Putin’s strategy is to wait out the West. Calls for negotiations serve that objective.

casey_michel
casey_michel
Adjunct Fellow, Kleptocracy Initiative
Ukraine proposes to adopt a resolution condemning energy terror - speech by President Volodymyr Zelenskyy at the meeting of the UN Security Council convened after the missile strikes of the Russian Federation.
Caption
Volodomyr Zelensky meets virtually with the UN Security Council on November 22, 2022, in Kyiv, Ukraine. (President of Ukraine via Flickr)

President Volodymyr Zelensky’s address to Congress last month came at a crucial time—not only because Ukraine continues to grind through Western materiel, using it to dislodge and destroy entrenched Russian troops, but also because chatter is picking up in Washington about a settlement to end the war.

The initial calls for negotiations came in October from the Congressional Progressive Caucus, which collapsed in infighting and recrimination. But in recent weeks there have been renewed calls from more prominent voices.

A few days before Mr.
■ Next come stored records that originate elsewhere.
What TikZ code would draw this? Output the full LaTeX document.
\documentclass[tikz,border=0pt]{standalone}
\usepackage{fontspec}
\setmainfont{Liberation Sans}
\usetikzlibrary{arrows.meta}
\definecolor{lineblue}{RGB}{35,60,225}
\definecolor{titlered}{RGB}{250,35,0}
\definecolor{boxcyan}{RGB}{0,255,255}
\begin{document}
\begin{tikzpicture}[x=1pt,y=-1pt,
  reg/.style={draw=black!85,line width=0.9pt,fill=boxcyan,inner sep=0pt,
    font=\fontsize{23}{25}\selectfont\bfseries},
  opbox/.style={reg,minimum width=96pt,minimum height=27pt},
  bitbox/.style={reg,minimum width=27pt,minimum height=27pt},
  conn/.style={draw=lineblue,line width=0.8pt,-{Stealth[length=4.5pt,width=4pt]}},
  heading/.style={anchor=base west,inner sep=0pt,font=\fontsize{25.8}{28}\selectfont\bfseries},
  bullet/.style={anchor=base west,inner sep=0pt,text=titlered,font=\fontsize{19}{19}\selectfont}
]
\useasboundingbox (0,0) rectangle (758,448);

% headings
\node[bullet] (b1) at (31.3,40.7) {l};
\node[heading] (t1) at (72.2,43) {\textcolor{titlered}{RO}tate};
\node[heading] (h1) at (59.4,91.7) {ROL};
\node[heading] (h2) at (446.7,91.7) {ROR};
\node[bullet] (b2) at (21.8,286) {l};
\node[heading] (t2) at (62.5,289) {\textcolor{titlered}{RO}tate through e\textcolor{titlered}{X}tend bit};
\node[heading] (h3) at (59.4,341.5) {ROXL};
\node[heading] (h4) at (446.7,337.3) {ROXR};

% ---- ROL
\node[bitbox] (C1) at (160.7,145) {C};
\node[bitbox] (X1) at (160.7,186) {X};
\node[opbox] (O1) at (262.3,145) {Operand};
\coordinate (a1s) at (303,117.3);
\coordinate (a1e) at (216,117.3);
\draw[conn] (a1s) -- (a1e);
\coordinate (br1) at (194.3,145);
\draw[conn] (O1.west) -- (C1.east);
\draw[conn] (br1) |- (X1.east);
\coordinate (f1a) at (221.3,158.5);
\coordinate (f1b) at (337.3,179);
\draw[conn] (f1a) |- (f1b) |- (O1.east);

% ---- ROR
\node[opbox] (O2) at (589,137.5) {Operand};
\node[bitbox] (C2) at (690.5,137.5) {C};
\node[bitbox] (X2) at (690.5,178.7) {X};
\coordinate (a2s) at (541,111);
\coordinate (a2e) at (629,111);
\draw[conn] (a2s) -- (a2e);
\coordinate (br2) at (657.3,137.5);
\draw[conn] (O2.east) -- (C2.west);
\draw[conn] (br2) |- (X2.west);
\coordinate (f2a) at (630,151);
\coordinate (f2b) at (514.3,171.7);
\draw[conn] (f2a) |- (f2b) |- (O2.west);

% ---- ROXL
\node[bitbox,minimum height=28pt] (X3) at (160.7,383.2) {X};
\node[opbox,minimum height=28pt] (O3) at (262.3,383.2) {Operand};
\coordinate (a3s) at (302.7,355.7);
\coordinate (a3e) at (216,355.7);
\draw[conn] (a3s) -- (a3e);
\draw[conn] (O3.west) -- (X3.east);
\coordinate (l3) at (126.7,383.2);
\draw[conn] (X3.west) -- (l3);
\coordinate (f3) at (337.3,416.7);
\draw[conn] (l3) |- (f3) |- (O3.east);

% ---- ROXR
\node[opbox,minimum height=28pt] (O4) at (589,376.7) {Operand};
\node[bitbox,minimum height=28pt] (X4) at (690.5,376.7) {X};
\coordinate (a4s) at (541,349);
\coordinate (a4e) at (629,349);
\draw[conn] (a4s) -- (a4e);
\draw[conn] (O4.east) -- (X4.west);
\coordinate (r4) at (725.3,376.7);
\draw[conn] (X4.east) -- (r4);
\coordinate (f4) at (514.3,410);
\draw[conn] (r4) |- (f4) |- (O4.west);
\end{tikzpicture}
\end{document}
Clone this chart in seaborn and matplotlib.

Zelensky arrived in Washington, Henry Kissinger wrote an article urging the West to press Ukraine for “peace through negotiation.” Such a peace would see Russia relinquish all the territory it gained this year, with the rest of the Russian-occupied territory in Ukraine being the “subject of a negotiation after a ceasefire.” All the while, the West would work toward formulating a “new international structure,” in which Russia would eventually “find a place.”